** Start **

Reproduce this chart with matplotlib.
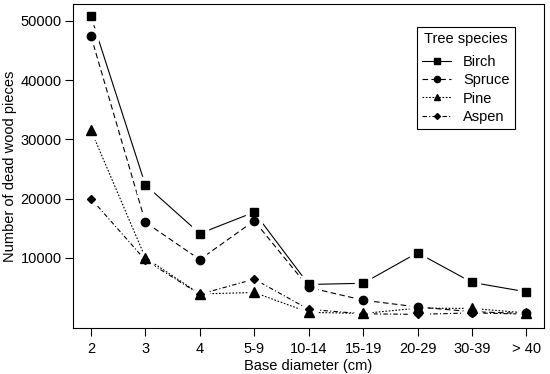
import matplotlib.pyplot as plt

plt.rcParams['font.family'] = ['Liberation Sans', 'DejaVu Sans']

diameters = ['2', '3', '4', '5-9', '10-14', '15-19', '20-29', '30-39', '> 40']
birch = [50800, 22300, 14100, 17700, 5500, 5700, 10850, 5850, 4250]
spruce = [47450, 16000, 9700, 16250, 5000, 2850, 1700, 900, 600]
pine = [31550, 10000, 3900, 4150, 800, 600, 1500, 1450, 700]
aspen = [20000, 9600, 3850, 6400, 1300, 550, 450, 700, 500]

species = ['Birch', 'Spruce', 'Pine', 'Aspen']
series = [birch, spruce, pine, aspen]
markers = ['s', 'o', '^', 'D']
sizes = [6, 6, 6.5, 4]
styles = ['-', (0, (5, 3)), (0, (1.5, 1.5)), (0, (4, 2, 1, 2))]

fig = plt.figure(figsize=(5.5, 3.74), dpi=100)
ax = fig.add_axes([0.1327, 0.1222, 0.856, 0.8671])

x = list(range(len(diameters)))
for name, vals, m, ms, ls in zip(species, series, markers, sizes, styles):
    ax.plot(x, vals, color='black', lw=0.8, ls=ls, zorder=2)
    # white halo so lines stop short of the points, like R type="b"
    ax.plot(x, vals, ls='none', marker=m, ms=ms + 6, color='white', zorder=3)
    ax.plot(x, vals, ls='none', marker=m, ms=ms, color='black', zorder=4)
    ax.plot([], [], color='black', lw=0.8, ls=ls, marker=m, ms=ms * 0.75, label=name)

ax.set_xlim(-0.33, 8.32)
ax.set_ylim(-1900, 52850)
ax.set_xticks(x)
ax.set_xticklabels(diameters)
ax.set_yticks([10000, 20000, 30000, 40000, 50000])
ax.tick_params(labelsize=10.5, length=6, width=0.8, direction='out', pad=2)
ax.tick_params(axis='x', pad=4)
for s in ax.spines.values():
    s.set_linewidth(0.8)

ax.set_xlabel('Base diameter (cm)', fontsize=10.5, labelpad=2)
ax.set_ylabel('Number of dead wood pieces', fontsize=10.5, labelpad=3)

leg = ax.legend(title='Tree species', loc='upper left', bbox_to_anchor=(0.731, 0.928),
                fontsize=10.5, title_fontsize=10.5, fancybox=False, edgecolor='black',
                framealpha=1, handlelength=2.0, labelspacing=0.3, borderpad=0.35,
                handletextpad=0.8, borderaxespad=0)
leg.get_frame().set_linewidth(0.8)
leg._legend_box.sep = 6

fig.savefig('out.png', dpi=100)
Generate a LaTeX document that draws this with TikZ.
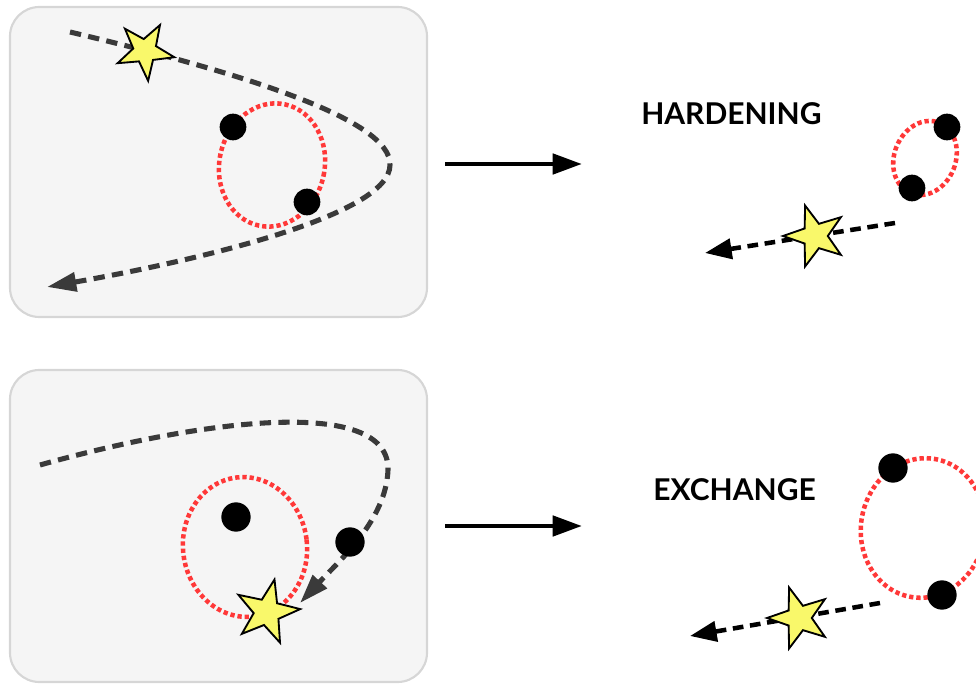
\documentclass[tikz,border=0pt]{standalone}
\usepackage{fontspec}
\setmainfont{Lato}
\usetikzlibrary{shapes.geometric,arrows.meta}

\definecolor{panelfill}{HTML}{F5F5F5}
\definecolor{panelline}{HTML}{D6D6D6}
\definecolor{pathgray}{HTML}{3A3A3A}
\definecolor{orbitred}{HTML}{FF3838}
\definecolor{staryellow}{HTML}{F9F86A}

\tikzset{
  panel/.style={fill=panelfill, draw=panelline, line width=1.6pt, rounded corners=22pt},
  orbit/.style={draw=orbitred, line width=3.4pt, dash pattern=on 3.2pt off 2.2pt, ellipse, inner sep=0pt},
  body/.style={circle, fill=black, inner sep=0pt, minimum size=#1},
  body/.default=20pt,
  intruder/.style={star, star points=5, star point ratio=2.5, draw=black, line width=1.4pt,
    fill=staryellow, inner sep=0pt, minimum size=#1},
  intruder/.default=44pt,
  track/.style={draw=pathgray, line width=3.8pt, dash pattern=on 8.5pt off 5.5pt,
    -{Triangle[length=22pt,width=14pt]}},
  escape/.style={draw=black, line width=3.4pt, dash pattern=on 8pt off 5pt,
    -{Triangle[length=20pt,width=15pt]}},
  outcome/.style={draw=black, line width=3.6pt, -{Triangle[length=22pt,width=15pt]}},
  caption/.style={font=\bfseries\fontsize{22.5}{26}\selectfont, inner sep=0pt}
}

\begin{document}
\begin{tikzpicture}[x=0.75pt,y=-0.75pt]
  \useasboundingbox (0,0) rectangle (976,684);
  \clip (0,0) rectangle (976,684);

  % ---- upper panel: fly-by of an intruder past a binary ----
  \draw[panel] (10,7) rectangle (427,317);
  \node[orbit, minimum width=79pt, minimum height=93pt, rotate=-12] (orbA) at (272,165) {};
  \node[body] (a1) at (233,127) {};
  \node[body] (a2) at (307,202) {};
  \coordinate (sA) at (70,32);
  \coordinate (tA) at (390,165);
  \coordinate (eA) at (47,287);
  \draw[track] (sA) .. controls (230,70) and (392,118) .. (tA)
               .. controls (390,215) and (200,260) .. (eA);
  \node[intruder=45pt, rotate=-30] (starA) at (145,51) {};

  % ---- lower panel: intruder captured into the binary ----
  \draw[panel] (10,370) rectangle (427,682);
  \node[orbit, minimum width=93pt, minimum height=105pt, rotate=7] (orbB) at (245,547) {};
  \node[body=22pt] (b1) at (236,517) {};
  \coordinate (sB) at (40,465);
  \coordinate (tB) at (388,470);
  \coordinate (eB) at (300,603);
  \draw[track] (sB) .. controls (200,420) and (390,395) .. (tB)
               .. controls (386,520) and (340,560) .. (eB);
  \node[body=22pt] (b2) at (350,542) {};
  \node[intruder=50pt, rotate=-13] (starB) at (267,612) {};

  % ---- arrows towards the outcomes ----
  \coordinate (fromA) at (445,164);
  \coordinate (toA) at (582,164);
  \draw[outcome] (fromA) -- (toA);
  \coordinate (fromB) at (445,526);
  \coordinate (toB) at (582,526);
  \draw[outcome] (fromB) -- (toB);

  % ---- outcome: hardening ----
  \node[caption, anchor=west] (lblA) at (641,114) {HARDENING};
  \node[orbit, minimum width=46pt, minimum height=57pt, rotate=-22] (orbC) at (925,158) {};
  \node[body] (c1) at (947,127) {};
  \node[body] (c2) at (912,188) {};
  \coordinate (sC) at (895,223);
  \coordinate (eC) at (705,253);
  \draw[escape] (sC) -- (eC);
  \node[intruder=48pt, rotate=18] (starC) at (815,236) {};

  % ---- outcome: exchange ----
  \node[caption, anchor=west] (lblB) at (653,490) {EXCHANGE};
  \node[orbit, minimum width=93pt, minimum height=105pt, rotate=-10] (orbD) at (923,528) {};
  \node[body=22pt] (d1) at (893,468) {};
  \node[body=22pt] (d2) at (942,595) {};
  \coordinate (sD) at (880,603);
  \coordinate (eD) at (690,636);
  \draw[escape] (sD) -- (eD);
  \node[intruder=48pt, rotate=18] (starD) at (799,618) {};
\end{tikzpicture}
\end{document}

** End **
** Start **

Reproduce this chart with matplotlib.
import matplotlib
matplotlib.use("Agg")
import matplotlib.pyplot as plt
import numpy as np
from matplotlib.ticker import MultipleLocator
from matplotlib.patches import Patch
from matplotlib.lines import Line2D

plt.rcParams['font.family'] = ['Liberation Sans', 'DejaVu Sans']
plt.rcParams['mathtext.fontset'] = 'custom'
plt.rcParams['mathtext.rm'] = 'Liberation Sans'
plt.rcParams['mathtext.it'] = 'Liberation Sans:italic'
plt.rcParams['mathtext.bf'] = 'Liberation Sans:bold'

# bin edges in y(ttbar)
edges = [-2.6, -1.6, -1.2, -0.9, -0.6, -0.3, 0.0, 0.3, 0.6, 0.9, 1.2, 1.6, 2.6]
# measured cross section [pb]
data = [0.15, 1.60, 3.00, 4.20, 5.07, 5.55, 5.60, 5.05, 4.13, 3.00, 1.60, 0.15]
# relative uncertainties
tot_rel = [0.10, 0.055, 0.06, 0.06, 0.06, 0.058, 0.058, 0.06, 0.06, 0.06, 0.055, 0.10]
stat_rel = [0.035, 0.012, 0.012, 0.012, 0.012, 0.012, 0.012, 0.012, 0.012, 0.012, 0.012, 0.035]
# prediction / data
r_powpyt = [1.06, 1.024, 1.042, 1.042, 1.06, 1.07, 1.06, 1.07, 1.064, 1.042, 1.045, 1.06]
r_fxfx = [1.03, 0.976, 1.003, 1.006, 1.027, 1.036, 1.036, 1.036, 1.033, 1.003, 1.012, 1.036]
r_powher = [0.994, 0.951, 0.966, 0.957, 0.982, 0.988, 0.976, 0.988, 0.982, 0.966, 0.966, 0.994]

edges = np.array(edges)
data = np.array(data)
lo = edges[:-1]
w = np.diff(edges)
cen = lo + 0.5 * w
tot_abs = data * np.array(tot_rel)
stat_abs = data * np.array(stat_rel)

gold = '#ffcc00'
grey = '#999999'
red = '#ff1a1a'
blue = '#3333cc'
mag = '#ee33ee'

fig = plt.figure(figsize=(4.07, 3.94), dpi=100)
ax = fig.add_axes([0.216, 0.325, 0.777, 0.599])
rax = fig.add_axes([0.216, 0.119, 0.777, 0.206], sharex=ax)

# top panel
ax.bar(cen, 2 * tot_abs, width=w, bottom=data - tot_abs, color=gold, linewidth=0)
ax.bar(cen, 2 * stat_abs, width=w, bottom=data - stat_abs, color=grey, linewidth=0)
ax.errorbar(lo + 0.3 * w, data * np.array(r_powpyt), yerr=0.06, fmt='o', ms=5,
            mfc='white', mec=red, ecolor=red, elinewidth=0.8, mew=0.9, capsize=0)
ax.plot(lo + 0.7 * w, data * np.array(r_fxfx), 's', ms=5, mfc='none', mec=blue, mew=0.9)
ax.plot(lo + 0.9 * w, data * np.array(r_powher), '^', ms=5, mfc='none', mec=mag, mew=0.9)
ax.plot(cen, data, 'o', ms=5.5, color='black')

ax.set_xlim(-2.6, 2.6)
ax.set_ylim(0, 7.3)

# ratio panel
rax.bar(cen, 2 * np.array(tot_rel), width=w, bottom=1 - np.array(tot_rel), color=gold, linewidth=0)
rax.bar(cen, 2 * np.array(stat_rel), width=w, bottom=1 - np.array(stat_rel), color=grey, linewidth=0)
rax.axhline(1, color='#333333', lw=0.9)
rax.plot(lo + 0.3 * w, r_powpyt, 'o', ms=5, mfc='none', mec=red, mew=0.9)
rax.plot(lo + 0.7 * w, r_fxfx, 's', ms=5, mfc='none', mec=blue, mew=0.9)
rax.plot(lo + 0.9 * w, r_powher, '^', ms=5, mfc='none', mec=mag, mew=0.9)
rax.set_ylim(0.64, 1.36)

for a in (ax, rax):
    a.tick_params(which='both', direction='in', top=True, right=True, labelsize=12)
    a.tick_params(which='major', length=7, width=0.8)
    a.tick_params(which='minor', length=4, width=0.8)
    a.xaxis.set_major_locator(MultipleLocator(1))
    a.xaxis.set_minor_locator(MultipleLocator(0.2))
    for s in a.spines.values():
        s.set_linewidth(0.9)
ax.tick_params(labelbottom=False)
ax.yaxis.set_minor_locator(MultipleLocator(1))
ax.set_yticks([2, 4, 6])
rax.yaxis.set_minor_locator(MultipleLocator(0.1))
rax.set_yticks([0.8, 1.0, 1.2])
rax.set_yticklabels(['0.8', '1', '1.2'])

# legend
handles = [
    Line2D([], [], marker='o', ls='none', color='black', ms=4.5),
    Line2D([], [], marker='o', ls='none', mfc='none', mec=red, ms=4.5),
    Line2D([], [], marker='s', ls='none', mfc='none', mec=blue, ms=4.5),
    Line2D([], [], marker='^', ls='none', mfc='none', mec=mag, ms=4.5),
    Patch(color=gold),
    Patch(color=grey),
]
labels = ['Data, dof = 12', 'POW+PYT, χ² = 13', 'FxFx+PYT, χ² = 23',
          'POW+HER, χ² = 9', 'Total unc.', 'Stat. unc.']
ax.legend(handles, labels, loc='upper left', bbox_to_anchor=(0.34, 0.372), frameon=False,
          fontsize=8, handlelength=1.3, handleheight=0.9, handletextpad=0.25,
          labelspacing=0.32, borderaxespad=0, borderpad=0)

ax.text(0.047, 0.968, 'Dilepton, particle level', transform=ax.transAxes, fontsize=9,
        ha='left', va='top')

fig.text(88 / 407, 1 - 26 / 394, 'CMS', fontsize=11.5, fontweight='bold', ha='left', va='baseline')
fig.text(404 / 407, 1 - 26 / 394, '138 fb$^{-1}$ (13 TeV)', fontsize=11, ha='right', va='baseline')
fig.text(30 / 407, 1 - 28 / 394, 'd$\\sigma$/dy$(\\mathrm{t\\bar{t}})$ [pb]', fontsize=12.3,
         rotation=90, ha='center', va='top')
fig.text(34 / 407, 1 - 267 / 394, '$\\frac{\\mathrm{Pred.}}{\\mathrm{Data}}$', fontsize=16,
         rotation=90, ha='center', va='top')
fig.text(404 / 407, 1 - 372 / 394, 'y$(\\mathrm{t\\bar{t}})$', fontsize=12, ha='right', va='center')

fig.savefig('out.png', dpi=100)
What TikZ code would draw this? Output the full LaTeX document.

** End **

### WRITTEN INSTRUCTION:
Copy out every line that includes the word "matplotlib".

### FINAL ANSWER:
Reproduce this chart with matplotlib.
import matplotlib.pyplot as plt
Reproduce this chart with matplotlib.
import matplotlib
matplotlib.use("Agg")
import matplotlib.pyplot as plt
from matplotlib.ticker import MultipleLocator
from matplotlib.patches import Patch
from matplotlib.lines import Line2D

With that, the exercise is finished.